*The exercise:* Copy out each line of the material below that holds the string "matplotlib".

*Listing:*
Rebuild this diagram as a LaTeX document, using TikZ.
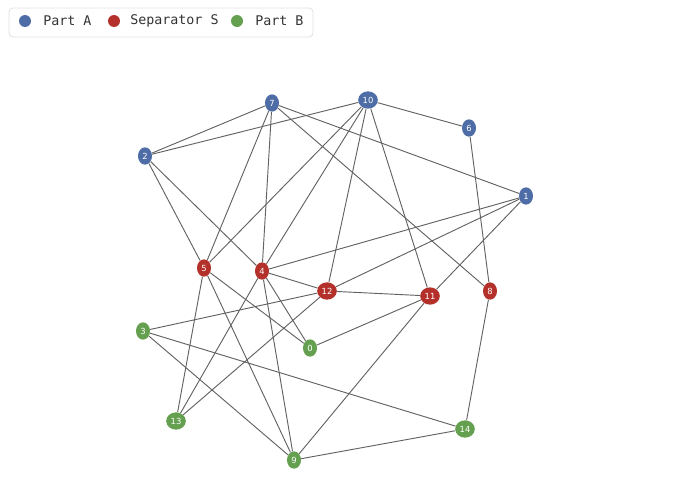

---

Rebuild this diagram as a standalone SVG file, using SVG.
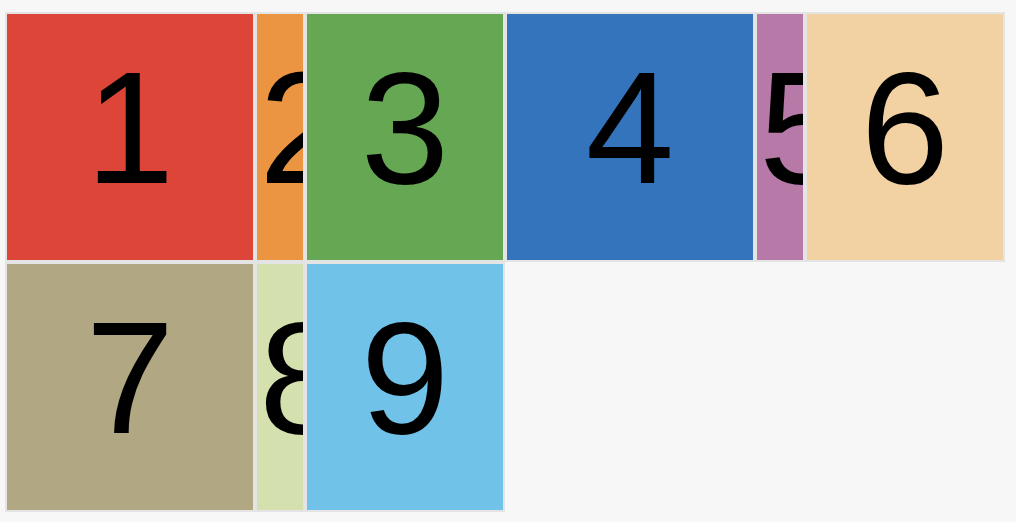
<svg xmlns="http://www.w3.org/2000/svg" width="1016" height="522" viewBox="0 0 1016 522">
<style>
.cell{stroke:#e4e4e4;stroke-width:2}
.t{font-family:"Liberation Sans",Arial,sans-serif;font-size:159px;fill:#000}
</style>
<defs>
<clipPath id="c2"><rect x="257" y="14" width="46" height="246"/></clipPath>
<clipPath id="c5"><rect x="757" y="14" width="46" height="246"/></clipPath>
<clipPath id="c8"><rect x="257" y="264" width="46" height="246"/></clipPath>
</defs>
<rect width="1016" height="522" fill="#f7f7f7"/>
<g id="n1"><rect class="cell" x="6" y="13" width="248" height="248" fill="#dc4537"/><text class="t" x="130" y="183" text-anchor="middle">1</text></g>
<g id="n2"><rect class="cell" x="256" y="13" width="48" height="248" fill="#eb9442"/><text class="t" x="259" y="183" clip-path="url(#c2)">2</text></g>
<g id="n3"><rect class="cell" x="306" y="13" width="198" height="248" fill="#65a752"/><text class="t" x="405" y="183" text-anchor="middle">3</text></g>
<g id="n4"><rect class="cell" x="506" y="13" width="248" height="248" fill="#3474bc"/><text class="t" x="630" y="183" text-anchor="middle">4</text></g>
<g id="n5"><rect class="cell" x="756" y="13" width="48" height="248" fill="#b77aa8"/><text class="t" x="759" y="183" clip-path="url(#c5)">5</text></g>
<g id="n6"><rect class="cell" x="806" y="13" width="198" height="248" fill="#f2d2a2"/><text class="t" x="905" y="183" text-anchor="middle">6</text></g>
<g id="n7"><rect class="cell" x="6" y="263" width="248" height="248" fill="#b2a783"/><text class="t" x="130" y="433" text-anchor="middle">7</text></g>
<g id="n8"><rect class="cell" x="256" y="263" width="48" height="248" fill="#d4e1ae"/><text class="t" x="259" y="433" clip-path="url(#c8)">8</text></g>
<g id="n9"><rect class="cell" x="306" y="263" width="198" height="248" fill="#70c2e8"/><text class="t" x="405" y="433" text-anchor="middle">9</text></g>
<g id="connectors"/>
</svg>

...

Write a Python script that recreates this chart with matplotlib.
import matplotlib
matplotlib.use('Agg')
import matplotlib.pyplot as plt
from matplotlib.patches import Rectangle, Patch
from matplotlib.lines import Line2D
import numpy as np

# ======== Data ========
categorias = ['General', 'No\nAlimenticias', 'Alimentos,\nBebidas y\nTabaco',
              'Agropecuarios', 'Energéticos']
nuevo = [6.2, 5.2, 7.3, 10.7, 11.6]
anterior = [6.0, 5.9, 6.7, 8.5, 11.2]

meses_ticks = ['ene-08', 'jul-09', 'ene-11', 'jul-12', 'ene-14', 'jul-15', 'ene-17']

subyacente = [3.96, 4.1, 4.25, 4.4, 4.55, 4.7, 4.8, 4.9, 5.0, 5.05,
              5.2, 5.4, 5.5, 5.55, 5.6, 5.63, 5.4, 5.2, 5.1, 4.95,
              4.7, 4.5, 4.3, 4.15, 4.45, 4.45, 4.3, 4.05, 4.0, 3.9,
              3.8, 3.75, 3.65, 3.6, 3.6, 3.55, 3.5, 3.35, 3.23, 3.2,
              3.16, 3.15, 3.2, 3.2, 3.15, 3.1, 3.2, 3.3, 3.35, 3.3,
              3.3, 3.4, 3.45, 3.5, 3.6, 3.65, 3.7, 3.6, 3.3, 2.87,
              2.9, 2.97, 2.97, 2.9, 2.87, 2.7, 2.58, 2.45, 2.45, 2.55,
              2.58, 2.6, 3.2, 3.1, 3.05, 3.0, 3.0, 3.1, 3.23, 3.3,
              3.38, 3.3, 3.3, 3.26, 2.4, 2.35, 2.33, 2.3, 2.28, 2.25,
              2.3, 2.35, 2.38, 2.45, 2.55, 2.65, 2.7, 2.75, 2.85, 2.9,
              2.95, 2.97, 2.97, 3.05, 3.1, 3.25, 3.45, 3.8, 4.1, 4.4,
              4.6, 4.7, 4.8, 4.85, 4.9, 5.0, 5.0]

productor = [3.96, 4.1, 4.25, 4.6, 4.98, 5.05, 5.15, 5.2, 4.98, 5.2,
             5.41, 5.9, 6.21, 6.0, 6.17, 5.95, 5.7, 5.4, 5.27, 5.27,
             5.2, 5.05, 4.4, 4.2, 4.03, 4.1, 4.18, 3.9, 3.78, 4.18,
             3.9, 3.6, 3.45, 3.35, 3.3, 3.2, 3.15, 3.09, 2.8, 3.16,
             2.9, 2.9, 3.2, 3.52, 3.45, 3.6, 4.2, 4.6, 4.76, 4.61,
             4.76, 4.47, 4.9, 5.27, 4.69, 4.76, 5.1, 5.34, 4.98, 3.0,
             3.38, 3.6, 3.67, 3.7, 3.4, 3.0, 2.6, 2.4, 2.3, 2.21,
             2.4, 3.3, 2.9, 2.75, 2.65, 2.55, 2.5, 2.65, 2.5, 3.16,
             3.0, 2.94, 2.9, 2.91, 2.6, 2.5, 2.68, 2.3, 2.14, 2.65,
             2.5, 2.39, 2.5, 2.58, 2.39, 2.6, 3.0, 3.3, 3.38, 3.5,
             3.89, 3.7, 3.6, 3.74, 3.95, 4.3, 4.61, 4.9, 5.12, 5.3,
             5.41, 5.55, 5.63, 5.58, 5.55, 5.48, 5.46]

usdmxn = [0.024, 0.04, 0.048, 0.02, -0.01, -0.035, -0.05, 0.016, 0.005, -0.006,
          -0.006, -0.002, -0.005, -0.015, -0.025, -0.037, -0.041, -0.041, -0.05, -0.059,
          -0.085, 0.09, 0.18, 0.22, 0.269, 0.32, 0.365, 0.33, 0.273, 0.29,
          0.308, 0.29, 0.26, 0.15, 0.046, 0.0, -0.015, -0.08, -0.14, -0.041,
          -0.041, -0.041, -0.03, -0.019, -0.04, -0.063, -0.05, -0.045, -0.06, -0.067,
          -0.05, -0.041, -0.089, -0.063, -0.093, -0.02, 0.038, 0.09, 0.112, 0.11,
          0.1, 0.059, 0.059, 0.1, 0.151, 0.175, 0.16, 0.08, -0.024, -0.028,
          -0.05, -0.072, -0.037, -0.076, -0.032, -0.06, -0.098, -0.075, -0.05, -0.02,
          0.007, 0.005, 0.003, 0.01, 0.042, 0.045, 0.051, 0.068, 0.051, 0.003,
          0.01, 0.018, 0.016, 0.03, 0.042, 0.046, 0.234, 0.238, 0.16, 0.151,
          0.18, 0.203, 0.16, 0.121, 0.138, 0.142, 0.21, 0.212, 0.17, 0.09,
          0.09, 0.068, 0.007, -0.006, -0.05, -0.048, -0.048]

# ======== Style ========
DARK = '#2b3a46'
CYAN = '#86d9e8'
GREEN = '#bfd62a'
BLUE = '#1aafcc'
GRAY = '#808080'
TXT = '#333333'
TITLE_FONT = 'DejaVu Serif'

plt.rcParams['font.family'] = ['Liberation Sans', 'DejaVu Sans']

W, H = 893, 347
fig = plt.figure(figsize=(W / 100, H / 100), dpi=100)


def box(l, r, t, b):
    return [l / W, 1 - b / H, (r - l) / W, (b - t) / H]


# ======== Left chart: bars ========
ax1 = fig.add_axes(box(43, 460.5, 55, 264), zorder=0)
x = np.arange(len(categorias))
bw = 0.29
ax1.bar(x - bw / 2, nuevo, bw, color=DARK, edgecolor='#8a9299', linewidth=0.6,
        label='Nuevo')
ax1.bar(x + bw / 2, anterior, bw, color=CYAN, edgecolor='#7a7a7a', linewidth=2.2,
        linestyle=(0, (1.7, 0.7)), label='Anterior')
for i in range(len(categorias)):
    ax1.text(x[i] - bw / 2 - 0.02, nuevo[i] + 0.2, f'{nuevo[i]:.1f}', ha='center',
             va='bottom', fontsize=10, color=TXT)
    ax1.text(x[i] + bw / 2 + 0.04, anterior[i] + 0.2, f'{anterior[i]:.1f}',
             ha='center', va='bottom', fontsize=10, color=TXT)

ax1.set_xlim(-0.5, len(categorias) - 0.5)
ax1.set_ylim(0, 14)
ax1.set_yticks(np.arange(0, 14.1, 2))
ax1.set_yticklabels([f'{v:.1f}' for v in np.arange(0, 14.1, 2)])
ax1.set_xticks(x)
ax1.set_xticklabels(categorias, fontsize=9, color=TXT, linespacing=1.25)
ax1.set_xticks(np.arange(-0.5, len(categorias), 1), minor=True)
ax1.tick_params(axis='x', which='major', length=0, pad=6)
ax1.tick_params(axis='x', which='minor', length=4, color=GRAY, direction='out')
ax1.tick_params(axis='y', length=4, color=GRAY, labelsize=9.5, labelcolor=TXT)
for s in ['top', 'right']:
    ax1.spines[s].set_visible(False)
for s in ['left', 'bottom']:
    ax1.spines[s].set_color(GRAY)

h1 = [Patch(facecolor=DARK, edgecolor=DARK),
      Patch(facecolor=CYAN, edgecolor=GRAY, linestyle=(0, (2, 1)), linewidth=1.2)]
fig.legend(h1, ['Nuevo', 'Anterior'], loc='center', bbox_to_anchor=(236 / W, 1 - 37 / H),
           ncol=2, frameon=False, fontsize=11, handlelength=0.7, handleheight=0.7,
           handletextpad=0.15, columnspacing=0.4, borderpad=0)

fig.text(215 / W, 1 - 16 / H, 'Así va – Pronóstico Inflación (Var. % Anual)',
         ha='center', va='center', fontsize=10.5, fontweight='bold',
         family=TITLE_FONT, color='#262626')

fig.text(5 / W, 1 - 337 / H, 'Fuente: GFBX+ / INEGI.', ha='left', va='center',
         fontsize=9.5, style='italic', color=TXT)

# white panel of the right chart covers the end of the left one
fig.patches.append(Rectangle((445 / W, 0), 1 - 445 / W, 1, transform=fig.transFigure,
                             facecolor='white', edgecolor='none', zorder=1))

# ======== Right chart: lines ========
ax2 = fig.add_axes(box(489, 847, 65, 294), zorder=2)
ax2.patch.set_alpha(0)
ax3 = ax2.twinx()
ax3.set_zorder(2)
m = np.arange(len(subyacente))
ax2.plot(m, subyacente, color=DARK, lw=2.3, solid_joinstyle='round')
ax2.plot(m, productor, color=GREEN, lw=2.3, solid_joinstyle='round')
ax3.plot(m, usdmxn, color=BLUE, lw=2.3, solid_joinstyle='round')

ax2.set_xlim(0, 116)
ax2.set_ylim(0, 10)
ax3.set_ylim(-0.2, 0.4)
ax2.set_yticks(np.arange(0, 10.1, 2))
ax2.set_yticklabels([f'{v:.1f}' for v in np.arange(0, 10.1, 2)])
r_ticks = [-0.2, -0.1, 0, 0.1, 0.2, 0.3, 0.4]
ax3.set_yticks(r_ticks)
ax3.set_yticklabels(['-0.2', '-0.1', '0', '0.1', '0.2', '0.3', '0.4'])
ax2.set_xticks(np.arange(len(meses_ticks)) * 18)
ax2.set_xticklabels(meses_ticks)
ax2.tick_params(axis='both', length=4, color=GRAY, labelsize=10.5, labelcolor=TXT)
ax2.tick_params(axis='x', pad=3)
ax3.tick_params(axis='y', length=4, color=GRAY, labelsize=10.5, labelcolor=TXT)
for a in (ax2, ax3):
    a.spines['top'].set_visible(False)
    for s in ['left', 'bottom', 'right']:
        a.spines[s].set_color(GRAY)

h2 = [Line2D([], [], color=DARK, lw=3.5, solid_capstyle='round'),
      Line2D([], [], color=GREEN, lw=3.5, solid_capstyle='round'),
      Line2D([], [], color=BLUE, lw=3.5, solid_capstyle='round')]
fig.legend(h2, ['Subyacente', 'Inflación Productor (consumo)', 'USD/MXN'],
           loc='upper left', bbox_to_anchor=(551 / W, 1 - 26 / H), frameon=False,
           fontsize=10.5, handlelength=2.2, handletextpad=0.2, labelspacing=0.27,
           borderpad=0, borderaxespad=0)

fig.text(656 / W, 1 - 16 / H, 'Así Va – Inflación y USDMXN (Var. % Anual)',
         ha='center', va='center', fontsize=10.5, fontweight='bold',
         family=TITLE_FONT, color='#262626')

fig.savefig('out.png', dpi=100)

*Answer below:*
Write a Python script that recreates this chart with matplotlib.
import matplotlib
matplotlib.use('Agg')
import matplotlib.pyplot as plt
from matplotlib.patches import Rectangle, Patch
from matplotlib.lines import Line2D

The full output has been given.